**THE TASK**
Look below for the line with "Give me the matplotlib source for this chart." and the line with "plt.rcParams['font.family'] = ['Liberation"; repeat exactly those two lines and all lines between them, but no pictures.

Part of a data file
────────────────────────────────────────

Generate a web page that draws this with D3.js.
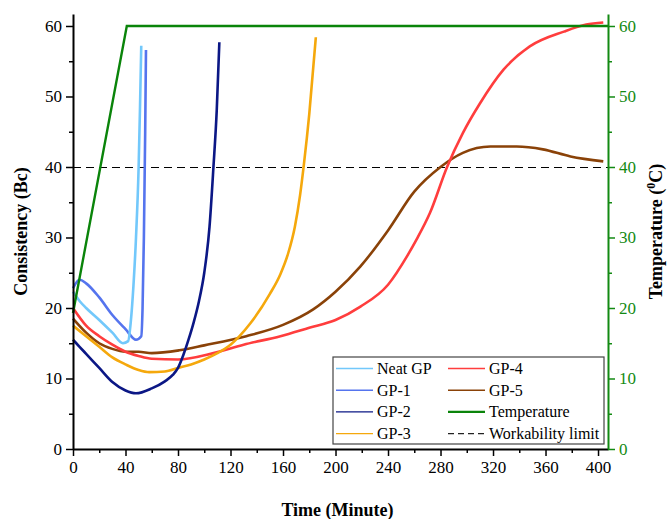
<!DOCTYPE html>
<html>
<head>
<meta charset="utf-8">
<script src="https://cdn.jsdelivr.net/npm/d3@7"></script>
<style>
	body { margin: 0; background: #fff; }
	svg text { font-family: "Liberation Serif", "Times New Roman", Times, "DejaVu Serif", serif; }
	.axis-title { font-weight: bold; font-size: 18px; }
</style>
</head>
<body>
<div id="chart"></div>
<script>
/* data: [minute, Bc] */
var neat_gp = [[0,22.3],[5,21],[10,20],[20,18.3],[30,16.5],[38,15],[42,15.3],[44,18],[46,23],[48,30],[50,40],[51,48],[52,57.2]];
var gp1 = [[0,22.8],[5,24],[10,23.5],[20,21.5],[30,19],[40,17],[48,15.5],[52,16],[53,20],[54,30],[55,45],[55.6,56.6]];
var gp2 = [[0,15.5],[5,14.5],[10,13.5],[20,11.5],[30,9.5],[40,8.3],[48,7.9],[60,8.6],[70,9.6],[76,10.5],[80,11.5],[84,13.3],[88,15.5],[92,18],[96,21],[100,25],[104,31.5],[107,40],[109.5,48],[111.5,57.7]];
var gp3 = [[0,17.5],[10,16],[20,14.5],[30,13],[40,12],[50,11.2],[58,10.9],[70,11],[80,11.5],[90,12],[100,12.7],[110,13.6],[120,14.8],[135,17.8],[150,22],[158,24.8],[164,27.8],[169,31.5],[173,36],[176,40.5],[180,47.5],[185,58.4]];
var gp4 = [[0,20],[10,17.5],[20,16],[30,14.8],[40,13.8],[50,13.2],[60,12.8],[80,12.7],[107,13.6],[130,14.8],[158,16],[180,17.2],[200,18.3],[219,20.2],[240,23.3],[255,27.5],[262,29.8],[272,33.5],[285,40],[297,44.8],[310,49],[328,53.8],[348,57.1],[374,59.2],[391,60.2],[404,60.5]];
var gp5 = [[0,18.5],[10,16.5],[20,15],[30,14.2],[40,13.8],[50,13.8],[60,13.6],[81,14],[100,14.7],[132,16],[160,17.6],[183,19.8],[200,22.3],[219,25.9],[240,31],[260,36.5],[280,40],[297,42],[318,42.9],[338,42.9],[358,42.5],[379,41.5],[404,40.8]];
var temperature = [[0,19.3],[41,60],[408,60]];
var workability_limit = 40;

var series_names = ['Neat GP', 'GP-1', 'GP-2', 'GP-3', 'GP-4', 'GP-5'];
var series_data = [neat_gp, gp1, gp2, gp3, gp4, gp5];
var series_colors = ['#72c8fb', '#5574ee', '#0b1785', '#f5a80c', '#ff3d3d', '#8a4208'];

var x_ticks = [0, 40, 80, 120, 160, 200, 240, 280, 320, 360, 400];
var y_ticks = [0, 10, 20, 30, 40, 50, 60];

// chart area
var width = 670;
var height = 519;
var margin = {top: 14, left: 73, bottom: 70, right: 62};
var g_width = width - margin.left - margin.right;
var g_height = height - margin.top - margin.bottom;
var serif = '"Liberation Serif", "Times New Roman", Times, "DejaVu Serif", serif';

var svg = d3.select('#chart').append('svg')
	.attr('width', width)
	.attr('height', height)
	.attr('font-family', serif);
var g = svg.append('g')
	.attr('transform', 'translate(' + margin.left + ',' + margin.top + ')');

var xScale = d3.scaleLinear().domain([0, 407.6]).range([0, g_width]);
var yScale = d3.scaleLinear().domain([0, 61.7]).range([g_height, 0]);
var tScale = d3.scaleLinear().domain([0, 61.7]).range([g_height, 0]);

var line = d3.line()
	.x(function (d) { return xScale(d[0]); })
	.y(function (d) { return yScale(d[1]); })
	.curve(d3.curveMonotoneX);

// workability limit
g.append('line')
 .attr('x1', xScale(0)).attr('x2', g_width)
 .attr('y1', Math.round(yScale(workability_limit)) + 0.5).attr('y2', Math.round(yScale(workability_limit)) + 0.5)
 .attr('stroke', '#000').attr('stroke-width', 1.2)
 .attr('stroke-dasharray', '8,5');

// consistency curves (drawn back to front)
var draw_order = [5, 4, 3, 1, 0, 2];
draw_order.forEach(function (i) {
	g.append('path')
	 .datum(series_data[i])
	 .attr('d', line)
	 .attr('fill', 'none')
	 .attr('stroke', series_colors[i])
	 .attr('stroke-width', 2.6)
	 .attr('stroke-linejoin', 'round');
});

// temperature
g.append('path')
 .datum(temperature)
 .attr('d', d3.line()
	.x(function (d) { return xScale(d[0]); })
	.y(function (d) { return tScale(d[1]); }))
 .attr('fill', 'none')
 .attr('stroke', '#0a840a')
 .attr('stroke-width', 2.4);

// axes
function style_axis(sel, color) {
	sel.attr('font-family', serif).attr('font-size', 17);
	sel.selectAll('path').attr('stroke', color).attr('stroke-width', 2);
	sel.selectAll('line').attr('stroke', color).attr('stroke-width', 1.5);
	sel.selectAll('text').attr('fill', color);
}

function minor_axis(axis, values) {
	return axis.tickValues(values).tickSize(4).tickFormat('');
}

var x_minor = d3.range(20, 408, 40);
var y_minor = d3.range(5, 61, 10);

var gx = g.append('g').attr('transform', 'translate(0,' + g_height + ')');
gx.call(d3.axisBottom(xScale).tickValues(x_ticks).tickSize(7).tickSizeOuter(0).tickPadding(5));
style_axis(gx, '#000');
var gxm = g.append('g').attr('transform', 'translate(0,' + g_height + ')');
gxm.call(minor_axis(d3.axisBottom(xScale), x_minor));
gxm.select('path').remove();
style_axis(gxm, '#000');

var gy = g.append('g');
gy.call(d3.axisLeft(yScale).tickValues(y_ticks).tickSize(7).tickSizeOuter(0).tickPadding(4));
style_axis(gy, '#000');
var gym = g.append('g');
gym.call(minor_axis(d3.axisLeft(yScale), y_minor));
gym.select('path').remove();
style_axis(gym, '#000');

var gr = g.append('g').attr('transform', 'translate(' + g_width + ',0)');
gr.call(d3.axisRight(tScale).tickValues(y_ticks).tickSize(7).tickSizeOuter(0).tickPadding(4));
style_axis(gr, '#138a13');
var grm = g.append('g').attr('transform', 'translate(' + g_width + ',0)');
grm.call(minor_axis(d3.axisRight(tScale), y_minor));
grm.select('path').remove();
style_axis(grm, '#138a13');

// axis titles
svg.append('text')
 .attr('class', 'axis-title')
 .attr('text-anchor', 'middle')
 .attr('x', margin.left + g_width / 2 - 3)
 .attr('y', 516)
 .text('Time (Minute)');
svg.append('text')
 .attr('class', 'axis-title')
 .attr('text-anchor', 'middle')
 .attr('transform', 'translate(27,' + (margin.top + g_height / 2) + ') rotate(-90)')
 .text('Consistency (Bc)');
var rt = svg.append('text')
 .attr('class', 'axis-title')
 .attr('text-anchor', 'middle')
 .attr('transform', 'translate(662,' + (margin.top + g_height / 2) + ') rotate(-90)');
rt.append('tspan').text('Temperature (');
rt.append('tspan').attr('dy', -7).style('font-size', '12px').text('0');
rt.append('tspan').attr('dy', 7).text('C)');

// legend
var legend_names = series_names.concat(['Temperature', 'Workability limit']);
var legend_colors = series_colors.concat(['#0a840a', '#222']);
var legend = svg.append('g').attr('transform', 'translate(333,357)');
legend.append('rect')
 .attr('width', 271).attr('height', 87)
 .attr('fill', '#fff')
 .attr('stroke', '#444').attr('stroke-width', 1.2);
legend_names.forEach(function (name, i) {
	var col = i < 4 ? 0 : 1;
	var row = i % 4;
	var lx = col == 0 ? 3 : 115;
	var ly = 11.5 + row * 21.7;
	legend.append('line')
	 .attr('x1', lx).attr('x2', lx + 37)
	 .attr('y1', ly).attr('y2', ly)
	 .attr('stroke', legend_colors[i])
	 .attr('stroke-width', i == 6 ? 2.4 : 1.4)
	 .attr('stroke-dasharray', i == 7 ? '6,4' : null);
	legend.append('text')
	 .attr('x', lx + 41)
	 .attr('y', ly + 5.5)
	 .attr('font-size', 16)
	 .text(name);
});
</script>
</body>
</html>
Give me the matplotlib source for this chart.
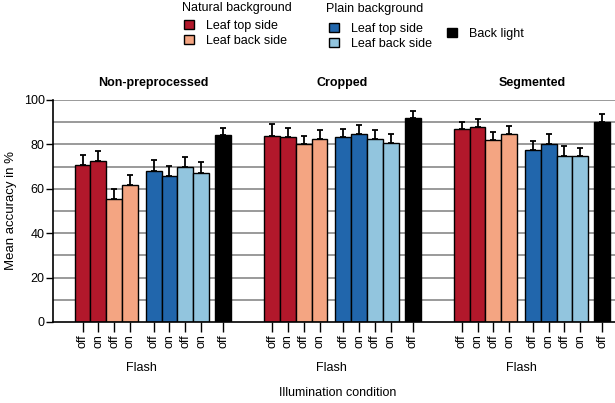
import matplotlib
matplotlib.use("Agg")
import matplotlib.pyplot as plt
from matplotlib.patches import Patch
import numpy as np

plt.rcParams['font.family'] = ['Liberation Sans', 'DejaVu Sans']

# Data
groups = ["Non-preprocessed", "Cropped", "Segmented"]
flash_labels = ["off", "on", "off", "on", "off", "on", "off", "on", "off"]
non_preprocessed = [70.6, 72.3, 55.6, 61.5, 68.0, 65.8, 69.6, 67.3, 84.2]
non_preprocessed_err = [4.6, 4.7, 4.5, 4.7, 4.8, 4.6, 4.6, 4.6, 3.3]
cropped = [83.9, 83.3, 80.4, 82.3, 83.3, 84.9, 82.3, 80.8, 91.9]
cropped_err = [5.1, 3.9, 3.5, 4.0, 3.8, 3.7, 4.0, 4.0, 3.3]
segmented = [86.8, 87.7, 82.0, 84.9, 77.5, 80.4, 74.8, 74.8, 90.2]
segmented_err = [3.1, 3.9, 3.6, 3.4, 4.2, 4.1, 4.6, 3.8, 3.5]

values = [non_preprocessed, cropped, segmented]
errors = [non_preprocessed_err, cropped_err, segmented_err]

# Styling
colors = ["#B2182B", "#B2182B", "#F4A582", "#F4A582",
          "#2166AC", "#2166AC", "#92C5DE", "#92C5DE", "#000000"]
offsets = np.array([0, 1, 2, 3, 4.5, 5.5, 6.5, 7.5, 8.9])
group_starts = [0, 12, 24]

fig = plt.figure(figsize=(6.15, 4.03), dpi=100)
ax = fig.add_axes([53 / 615, 81 / 403, 562 / 615, 222 / 403])

# Gridlines every 10
for yv in range(10, 101, 10):
    ax.axhline(yv, color="#9a9a9a", lw=1.4, zorder=0)

tick_pos = []
tick_lab = []
for g, start in enumerate(group_starts):
    x = start + offsets
    ax.bar(x, values[g], width=1.0, color=colors, edgecolor="black",
           linewidth=1.0, zorder=2)
    ax.errorbar(x, values[g], yerr=[np.zeros(len(x)), errors[g]],
                fmt="none", ecolor="black", elinewidth=1.3, capsize=2.5,
                capthick=1.3, zorder=3)
    tick_pos.extend(x)
    tick_lab.extend(flash_labels)
    # group title and Flash label
    ax.text(start + (offsets[0] + offsets[-1]) / 2, 105, groups[g],
            ha="center", va="bottom", fontsize=9, fontweight="bold")
    ax.text(start + (offsets[0] + offsets[7]) / 2, -20.5, "Flash",
            ha="center", va="center", fontsize=9)

ax.set_xlim(-1.87, 33.7)
ax.set_ylim(0, 100)
ax.set_yticks(range(0, 101, 20))
ax.tick_params(axis="y", labelsize=9, length=5, width=1, pad=1)
ax.set_xticks(tick_pos)
ax.set_xticklabels(tick_lab, rotation=90, fontsize=9)
ax.tick_params(axis="x", length=7, width=1, pad=2)

for side in ["top", "right"]:
    ax.spines[side].set_visible(False)
for side in ["left", "bottom"]:
    ax.spines[side].set_linewidth(1.2)

fig.text(11 / 615, 1 - 211 / 403, "Mean accuracy in %", rotation=90,
         ha="center", va="center", fontsize=9.5)
fig.text(338 / 615, 1 - 393 / 403, "Illumination condition",
         ha="center", va="center", fontsize=9)

# Legends
fig.text(182 / 615, 1 - 8 / 403, "Natural background", ha="left",
         va="center", fontsize=9)
fig.text(326 / 615, 1 - 9 / 403, "Plain background", ha="left",
         va="center", fontsize=9)

leg_kw = dict(frameon=False, fontsize=9,
              handlelength=0.75, handleheight=0.75, handletextpad=1.0,
              labelspacing=0.2, borderpad=0)
nat = [Patch(facecolor="#B2182B", edgecolor="black", label="Leaf top side"),
       Patch(facecolor="#F4A582", edgecolor="black", label="Leaf back side")]
pla = [Patch(facecolor="#2166AC", edgecolor="black", label="Leaf top side"),
       Patch(facecolor="#92C5DE", edgecolor="black", label="Leaf back side")]
blk = [Patch(facecolor="black", edgecolor="black", label="Back light")]
fig.legend(handles=nat, loc="upper left",
           bbox_to_anchor=(178 / 615, 1 - 14 / 403), **leg_kw)
fig.legend(handles=pla, loc="upper left",
           bbox_to_anchor=(323 / 615, 1 - 17 / 403), **leg_kw)
fig.legend(handles=blk, loc="upper left",
           bbox_to_anchor=(441 / 615, 1 - 22 / 403), **leg_kw)

fig.savefig("out.png", dpi=100)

────────────────────────────────────────

**EXERCISE ANSWER**
Give me the matplotlib source for this chart.
import matplotlib
matplotlib.use("Agg")
import matplotlib.pyplot as plt
from matplotlib.patches import Patch
import numpy as np

plt.rcParams['font.family'] = ['Liberation Sans', 'DejaVu Sans']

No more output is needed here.